William Witte
Founder and CEO at Related California

Bill Witte’s Related California is a go-to developer for many of Southern California’s most ambitious projects, and 2025 has been no exception.
Since delivering Downtown L.A.’s $1 billion, Gehry-designed project called The Grand three years ago, the firm has expanded its focus from downtowns to what Witte calls “urban projects in suburban locations.” As such, Witte’s pipeline currently features a $3 billion plan to turn an outdated mall in Santa Ana into more than 3,000 apartments, a hotel, senior housing and 350,000 square feet of retail adjacent to South Coast Plaza.
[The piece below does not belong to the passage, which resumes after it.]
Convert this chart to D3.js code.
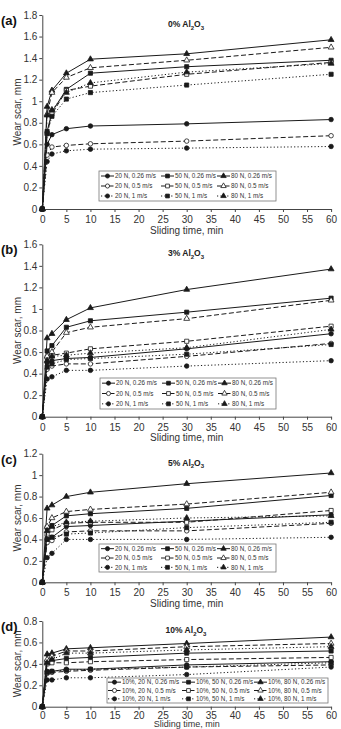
<!DOCTYPE html>
<html>
<head>
<meta charset="utf-8">
<script src="https://cdn.jsdelivr.net/npm/d3@7"></script>
<style>
body { margin: 0; background: #fff; }
svg { display: block; font-family: "Liberation Sans", Arial, sans-serif; }
</style>
</head>
<body>
<svg id="chart" width="341" height="729"></svg>
<script>
// sliding times, min
var times = [0, 1, 2, 5, 10, 30, 60];
var xTicks = [0, 5, 10, 15, 20, 25, 30, 35, 40, 45, 50, 55, 60];

// legend order: row = speed, column = load
var loads = ["20 N", "50 N", "80 N"];
var speeds = ["0.26 m/s", "0.5 m/s", "1 m/s"];

// wear scar (mm), series order: 20N/50N/80N at 0.26, then 0.5, then 1 m/s
var wear0 = [
  [0, 0.60, 0.69, 0.745, 0.77, 0.79, 0.83],
  [0, 0.72, 0.90, 1.11, 1.26, 1.32, 1.38],
  [0, 0.95, 1.10, 1.26, 1.39, 1.44, 1.57],
  [0, 0.50, 0.575, 0.59, 0.605, 0.63, 0.68],
  [0, 0.70, 0.88, 1.10, 1.14, 1.25, 1.36],
  [0, 0.88, 1.08, 1.22, 1.31, 1.38, 1.50],
  [0, 0.44, 0.51, 0.54, 0.555, 0.565, 0.58],
  [0, 0.70, 0.86, 1.02, 1.08, 1.15, 1.25],
  [0, 0.87, 0.92, 1.08, 1.17, 1.27, 1.35]
];
var wear3 = [
  [0, 0.50, 0.52, 0.54, 0.55, 0.63, 0.77],
  [0, 0.61, 0.66, 0.83, 0.89, 0.97, 1.10],
  [0, 0.73, 0.77, 0.90, 1.01, 1.18, 1.37],
  [0, 0.44, 0.47, 0.49, 0.49, 0.56, 0.68],
  [0, 0.55, 0.57, 0.59, 0.63, 0.70, 0.84],
  [0, 0.56, 0.60, 0.78, 0.83, 0.91, 1.08],
  [0, 0.35, 0.37, 0.43, 0.43, 0.47, 0.52],
  [0, 0.46, 0.49, 0.53, 0.54, 0.58, 0.67],
  [0, 0.52, 0.56, 0.57, 0.59, 0.64, 0.81]
];
var wear5 = [
  [0, 0.40, 0.42, 0.52, 0.53, 0.57, 0.63],
  [0, 0.51, 0.53, 0.62, 0.64, 0.69, 0.81],
  [0, 0.69, 0.72, 0.80, 0.84, 0.92, 1.02],
  [0, 0.37, 0.39, 0.47, 0.48, 0.48, 0.55],
  [0, 0.45, 0.49, 0.55, 0.56, 0.56, 0.67],
  [0, 0.52, 0.60, 0.66, 0.68, 0.73, 0.84],
  [0, 0.23, 0.27, 0.40, 0.40, 0.40, 0.42],
  [0, 0.40, 0.42, 0.45, 0.46, 0.51, 0.56],
  [0, 0.48, 0.52, 0.56, 0.57, 0.60, 0.62]
];
var wear10 = [
  [0, 0.33, 0.33, 0.35, 0.35, 0.39, 0.42],
  [0, 0.42, 0.43, 0.45, 0.46, 0.50, 0.52],
  [0, 0.49, 0.50, 0.54, 0.55, 0.59, 0.65],
  [0, 0.31, 0.32, 0.33, 0.34, 0.37, 0.39],
  [0, 0.40, 0.41, 0.41, 0.42, 0.44, 0.46],
  [0, 0.44, 0.47, 0.52, 0.52, 0.56, 0.59],
  [0, 0.25, 0.25, 0.27, 0.27, 0.30, 0.37],
  [0, 0.32, 0.33, 0.34, 0.35, 0.37, 0.41],
  [0, 0.41, 0.44, 0.50, 0.50, 0.53, 0.56]
];

// panel layout (pixels) kept apart from the data
var panels = [
  { tag: "(a)", pct: "0%", data: wear0, yMax: 1.8, top: 15, bottom: 209, titleDy: 24.5, titleFs: 10, pad: 4,
    leg: { x: 99, y: 171, w: 177, h: 30, cols: [101, 161, 217] }, prefix: "" },
  { tag: "(b)", pct: "3%", data: wear3, yMax: 1.6, top: 244.3, bottom: 416.7, titleDy: 24.5, titleFs: 10, pad: 4,
    leg: { x: 100, y: 378, w: 176, h: 31, cols: [102, 162, 218] }, prefix: "" },
  { tag: "(c)", pct: "5%", data: wear5, yMax: 1.2, top: 453.7, bottom: 582.3, titleDy: 24.5, titleFs: 10, pad: 4,
    leg: { x: 99, y: 544, w: 177, h: 28, cols: [101, 161, 217] }, prefix: "" },
  { tag: "(d)", pct: "10%", data: wear10, yMax: 0.8, top: 621, bottom: 706.7, titleDy: 20.3, titleFs: 9, pad: 2,
    leg: { x: 107, y: 678, w: 221, h: 25, cols: [108, 182, 254] }, prefix: "10%, " }
];

var left = 42.3, right = 331.1;
var ink = "#1a1a1a", txt = "#333";
var svg = d3.select("#chart");

var x = d3.scaleLinear().domain([0, 60]).range([left, right]);

function dashFor(speed) {
  if (speed == 1) return "5,2.5";
  if (speed == 2) return "1.2,2.2";
  return null;
}

// draw one marker of given load/speed at (cx, cy)
function marker(g, load, speed, cx, cy, scale) {
  var s = scale || 1;
  var fill = speed == 1 ? "#fff" : ink;
  var sym;
  if (load == 0) sym = d3.symbol().type(d3.symbolCircle).size(16 * s);
  else if (load == 1) sym = d3.symbol().type(d3.symbolSquare).size(17 * s);
  else sym = d3.symbol().type(d3.symbolTriangle).size(15 * s);
  g.append("path")
    .attr("d", sym())
    .attr("transform", "translate(" + cx + "," + cy + ")")
    .attr("fill", fill)
    .attr("stroke", ink)
    .attr("stroke-width", 0.8);
}

panels.forEach(function(p) {
  var y = d3.scaleLinear().domain([0, p.yMax]).range([p.bottom, p.top]);
  var g = svg.append("g");

  // axes
  var yAxis = d3.axisLeft(y)
    .tickValues(d3.range(0, p.yMax + 0.001, 0.2))
    .tickFormat(function(d) { return d3.format("~g")(+d.toFixed(1)); })
    .tickSize(3).tickSizeOuter(0).tickPadding(2);
  var ya = g.append("g").attr("transform", "translate(" + left + ",0)").call(yAxis);

  var xAxis = d3.axisBottom(x).tickValues(xTicks)
    .tickSize(3).tickSizeOuter(0).tickPadding(p.pad);
  var xa = g.append("g").attr("transform", "translate(0," + p.bottom + ")").call(xAxis);

  [ya, xa].forEach(function(a) {
    a.selectAll("path, line").attr("stroke", "#444").attr("stroke-width", 1);
    a.selectAll("text").attr("fill", txt).style("font-size", "10px");
  });

  g.append("text")
    .attr("x", (left + right) / 2).attr("y", p.bottom + p.titleDy)
    .attr("text-anchor", "middle").attr("fill", txt)
    .style("font-size", p.titleFs + "px").text("Sliding time, min");

  g.append("text")
    .attr("transform", "translate(21," + ((p.top + p.bottom) / 2) + ") rotate(-90)")
    .attr("text-anchor", "middle").attr("fill", txt)
    .style("font-size", "10px").text("Wear scar, mm");

  g.append("text")
    .attr("x", 1).attr("y", p.top + 10)
    .attr("font-weight", "bold").style("font-size", "13px").attr("fill", "#111")
    .text(p.tag);

  // panel title with subscripts
  var t = g.append("text")
    .attr("x", 186).attr("y", p.top + 12)
    .attr("text-anchor", "middle").attr("font-weight", "bold")
    .style("font-size", "8.5px").attr("fill", "#222");
  t.append("tspan").text(p.pct + " Al");
  t.append("tspan").attr("dy", 2.5).style("font-size", "6px").text("2");
  t.append("tspan").attr("dy", -2.5).text("O");
  t.append("tspan").attr("dy", 2.5).style("font-size", "6px").text("3");

  // series
  var line = d3.line()
    .x(function(d, i) { return x(times[i]); })
    .y(function(d) { return y(d); });

  p.data.forEach(function(vals, k) {
    var load = k % 3, speed = Math.floor(k / 3);
    g.append("path")
      .datum(vals)
      .attr("d", line)
      .attr("fill", "none")
      .attr("stroke", ink)
      .attr("stroke-width", 1)
      .attr("stroke-dasharray", dashFor(speed));
    vals.forEach(function(v, i) {
      marker(g, load, speed, x(times[i]), y(v));
    });
  });

  // legend
  var L = p.leg;
  g.append("rect")
    .attr("x", L.x).attr("y", L.y).attr("width", L.w).attr("height", L.h)
    .attr("fill", "#fff").attr("stroke", "#777").attr("stroke-width", 0.8);
  var rowH = L.h / 3;
  speeds.forEach(function(s, r) {
    loads.forEach(function(ld, c) {
      var lx = L.cols[c], ly = L.y + rowH * (r + 0.5);
      g.append("line")
        .attr("x1", lx).attr("x2", lx + 13).attr("y1", ly).attr("y2", ly)
        .attr("stroke", ink).attr("stroke-width", 1)
        .attr("stroke-dasharray", dashFor(r));
      marker(g, c, r, lx + 6.5, ly, 0.85);
      g.append("text")
        .attr("x", lx + 14).attr("y", ly + 2.3)
        .attr("fill", txt).style("font-size", "6.3px")
        .text(p.prefix + ld + ", " + s);
    });
  });
});
</script>
</body>
</html>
Also in Orange County, Related is replacing a former movie theater with a two-tower, 140-unit condo complex at Fashion Island in posh Newport Beach. And in Los Angeles County, the firm is opening a mixed-income, 275-unit apartment building atop a brand-new 50,000-square-foot Vons supermarket in Santa Monica.
Witte acknowledges that urban cores have struggled to rebound.
“COVID really hurt Downtown Los Angeles … it’s been a challenge,” he said, noting that office vacancies and public safety concerns continue to slow recovery. Still, he sees early signs of life as those centers stabilize.
And, while headlines exclaim a corporate exodus from California, Witte argues that “the bigger problem for California is working- and middle-class people leaving for affordability.”
On the policy front, Witte praised recent reforms to the dreaded California Environmental Quality Act as “hugely significant” for shaving years off approval timelines. But high interest rates, insurance costs and the sharp increase in construction costs — up 30 to 40 percent since pre-COVID, Witte said — still threaten project feasibility, and housing production in general.
Meanwhile, Related’s affordable housing division is pushing forward with 47 projects with the help of affordable housing funds and subsidies. Without new funding sources like a proposed $10 billion state housing bond in 2026, Witte warned, “there will be a retrenchment on the affordable side.”
And, yet, somehow, through all that, Related California continues to deliver some of the biggest housing projects in the state.